Previamente es necesario advertir cómo no es tan sencillo zanjar el debate en torno a las libertades. Y ello en la medida en que nos percatemos de cómo las condiciones del ejercicio de la libertad negativa dependen de la libertad grupal. O dicho de otro modo, de que la autonomía individual no es la premisa, sino el resultado de la vida en comunidad. De hecho, las capacidades individuales se abren paso a través de la participación en lo público. El dato históricamente incontrovertible da pie a la exaltación del discurso republicano, llamando a la participación no ya como medio sino como modo de ser libre. El problema radica en la coloración moral a la que entonces quedan sujetas las instituciones políticas, no sólo por contraste con la neutralización propia que aplica el sistema liberal -ajena a cualquier concepción particular del bien o de la naturaleza humana- sino por el riesgo de caer en el discurso identitario del comunitarismo. Discurso que anclado en los valores sustantivos originarios, fundados en un determinado sistema moral, sostiene que tan sólo nos comprendemos a nosotros mismos como miembros de una comunidad. De la identidad personal entendida como comprensión compartida al sentimiento de pertenencia como reivindicación política (de la politización del sentimiento a la sentimentalización catastrófica de lo político) media un paso. Superponiendo tradiciones tribales a las sociedades actuales desembocamos en una modulación multicultural de la ciudadanía que antepone el reconocimiento de derechos colectivos a los individuales.

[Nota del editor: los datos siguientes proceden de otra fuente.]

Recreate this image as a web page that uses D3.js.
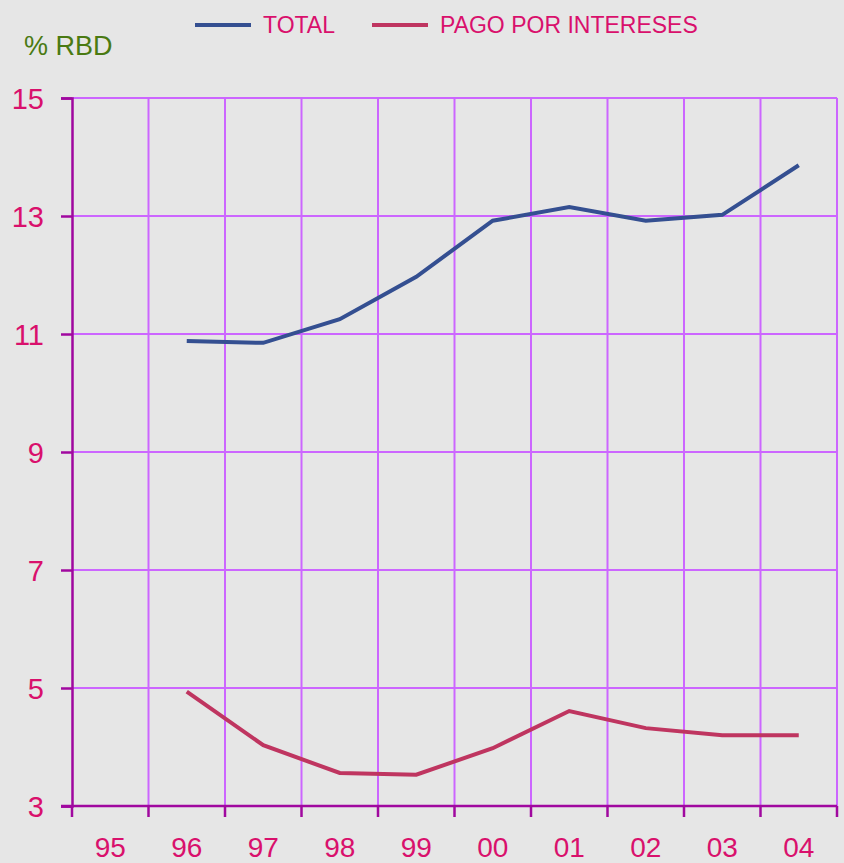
<!DOCTYPE html>
<html>
<head>
<meta charset="utf-8">
<script src="https://cdn.jsdelivr.net/npm/d3@7/dist/d3.min.js"></script>
<style>
  html, body { margin: 0; padding: 0; background: #e6e6e6; }
  svg { display: block; font-family: "Liberation Sans", Arial, sans-serif; }
</style>
</head>
<body>
<svg id="chart" width="844" height="863"></svg>
<script>
// Years shown on the category axis
const years = ["95", "96", "97", "98", "99", "00", "01", "02", "03", "04"];
// Debt burden, % of gross disposable income (no data for 95)
const total = [null, 10.88, 10.85, 11.25, 11.97, 12.92, 13.15, 12.92, 13.02, 13.86];
const pagoIntereses = [null, 4.94, 4.03, 3.56, 3.53, 3.98, 4.61, 4.32, 4.20, 4.20];
const yTicks = [3, 5, 7, 9, 11, 13, 15];
const seriesNames = ["TOTAL", "PAGO POR INTERESES"];

const colors = { total: "#344f91", pago: "#bf3560", grid: "#cc66ff", axis: "#a0089f",
                 text: "#d9106c", unit: "#4a7a12" };

const svg = d3.select("#chart");
const plotL = 72, plotR = 837, plotT = 98, plotB = 806;

const x = d3.scaleBand().domain(years).range([plotL, plotR]).paddingInner(0).paddingOuter(0);
const y = d3.scaleLinear().domain([3, 15]).range([plotB, plotT]);

// Horizontal gridlines
svg.append("g").selectAll("line").data(yTicks.filter(d => d !== 3)).join("line")
  .attr("x1", plotL).attr("x2", plotR)
  .attr("y1", d => y(d)).attr("y2", d => y(d))
  .attr("stroke", colors.grid).attr("stroke-width", 2);

// Vertical gridlines at category boundaries
const bounds = years.map(d => x(d)).concat([x(years[years.length - 1]) + x.bandwidth()]);
svg.append("g").selectAll("line").data(bounds.slice(1)).join("line")
  .attr("x1", d => d).attr("x2", d => d)
  .attr("y1", plotT).attr("y2", plotB)
  .attr("stroke", colors.grid).attr("stroke-width", 2);

// Y axis
const yAxis = svg.append("g").attr("transform", `translate(${plotL},0)`)
  .call(d3.axisLeft(y).tickValues(yTicks).tickSize(11).tickPadding(17).tickFormat(d3.format("d")));
yAxis.select(".domain").attr("stroke", colors.axis).attr("stroke-width", 2.5);
yAxis.selectAll(".tick line").attr("stroke", colors.axis).attr("stroke-width", 2.5);
yAxis.selectAll(".tick text").attr("fill", colors.text).attr("font-size", 29)
  .attr("font-family", "'Liberation Sans', Arial, sans-serif").attr("dy", "0.36em");

// X axis: baseline with ticks at the boundaries, labels centred in each band
const xg = svg.append("g");
xg.append("line").attr("x1", plotL - 11).attr("x2", plotR).attr("y1", plotB).attr("y2", plotB)
  .attr("stroke", colors.axis).attr("stroke-width", 2.5);
xg.selectAll("line.tick").data(bounds).join("line").attr("class", "tick")
  .attr("x1", d => d).attr("x2", d => d).attr("y1", plotB).attr("y2", plotB + 11)
  .attr("stroke", colors.axis).attr("stroke-width", 2.5);
xg.selectAll("text").data(years).join("text")
  .attr("x", d => x(d) + x.bandwidth() / 2).attr("y", 857)
  .attr("text-anchor", "middle").attr("fill", colors.text).attr("font-size", 28)
  .text(d => d);

// Series lines
const line = d3.line()
  .defined(d => d.v != null)
  .x(d => x(d.year) + x.bandwidth() / 2)
  .y(d => y(d.v));
const toPts = arr => years.map((yr, i) => ({ year: yr, v: arr[i] }));

svg.append("path").datum(toPts(total)).attr("d", line)
  .attr("fill", "none").attr("stroke", colors.total).attr("stroke-width", 4);
svg.append("path").datum(toPts(pagoIntereses)).attr("d", line)
  .attr("fill", "none").attr("stroke", colors.pago).attr("stroke-width", 4);

// Legend
const legend = [
  { name: seriesNames[0], color: colors.total, x: 195 },
  { name: seriesNames[1], color: colors.pago, x: 372 }
];
const lg = svg.append("g");
legend.forEach(l => {
  lg.append("line").attr("x1", l.x).attr("x2", l.x + 56).attr("y1", 25).attr("y2", 25)
    .attr("stroke", l.color).attr("stroke-width", 4);
  lg.append("text").attr("x", l.x + 68).attr("y", 33).attr("fill", colors.text)
    .attr("font-size", 23).text(l.name);
});

// Unit label
svg.append("text").attr("x", 24).attr("y", 55).attr("fill", colors.unit)
  .attr("font-size", 27).text("% RBD");
</script>
</body>
</html>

Difícilmente podría imaginarse mayor distorsión del concepto de ciudadanía. Ciertamente, el republicanismo se distancia de una tal deriva primando el componente participativo. El status de ciudadanía lo otorgaría entonces la práctica de las libertades públicas, la cual, abundando en la deliberación intersubjetiva entre iguales, transformaría -en la versión habermasiana- nuestro poder comunicativo en poder político. La visión republicana contiene además el empeño por acentuar las medidas igualitarias, traducibles en la implementación de mecanismos redistribuidores y de reasignación de recursos que, en la más purista teoría liberal interferirían contra la autonomía del individuo. La precisión no es baladí, demostrada la conexión entre las condiciones del ejercicio de la libertad y el principio de la ciudadanía -a través de la igualdad de oportunidades. En su ausencia, la solidaridad ciudadana carecería de sentido.


No resulta sencillo modelar una teoría de ciudadanía redonda. La dialéctica entre la tradición liberal y la republicana que hemos hecho corresponder con los sentidos negativo y positivo del concepto de libertad nos sitúan en un estado pendular que quizá pueda solventarse acudiendo a una tercera vía. Salida ya insinuada que pasa por subrayar la necesidad de participar activamente en la vida política como la mejor forma de proteger nuestras libertades individuales. Tal orientación, sugerida por el historiador Quentin Skinner, no busca ahondar en ideales emancipatorios o activar una transformación social más allá de lo conocido, cuanto proteger las instituciones que nos permiten ser libres. Esta mínima exigencia debe complementarse con la garantía institucional de que todos los miembros de una sociedad tengan acceso a participar por igual de las libertades políticas. Posibilitando una igual libertad para todos. Para que todos sean susceptibles de ocupar cargos públicos e influir en el resultado de una decisión política. Quizá, en palabras de Rawls, el papel de las libertades públicas (diríamos: el rol de la ciudadanía) no sea sino un instrumento para la conservación de las libertades básicas. No resulta un papel secundario en sociedades donde las instituciones ven erosionada su legitimidad por el uso partidista que sobre ellas ejercen los gobierno de turno; donde el debate sobre la estructura territorial del Estado se encuentra enfangado en romanticismos decimonónicos fundados en ridículos sentimentalismos; donde el sectarismo y las supersticiones enturbian constantemente el debate público; donde el consenso sobre los aspectos esenciales que afectan a la solidaridad ciudadana y la cohesión social (educación, sanidad, hacienda, seguridad, política exterior) están en suspenso. En el momento ciudadano no se trata de politizar a la ciudadanía sino de civilizar a los políticos.


[1] En los términos de Robert Dahl las características de las democracias reales, que él denomina poliarquías, se reducen a los siguientes: 1) Cargos electivos para el control de las decisiones políticas. 2) Elecciones libres, periódicas e imparciales. 3) Sufragio inclusivo. 4) Derecho a ocupar cargos públicos en el gobierno. 5) Libertad de expresión. 6) Existencia y protección por ley de variedad de fuentes de información. 7) Derecho a constituir asociaciones u organizaciones autónomas, partidos políticos y grupos de interés.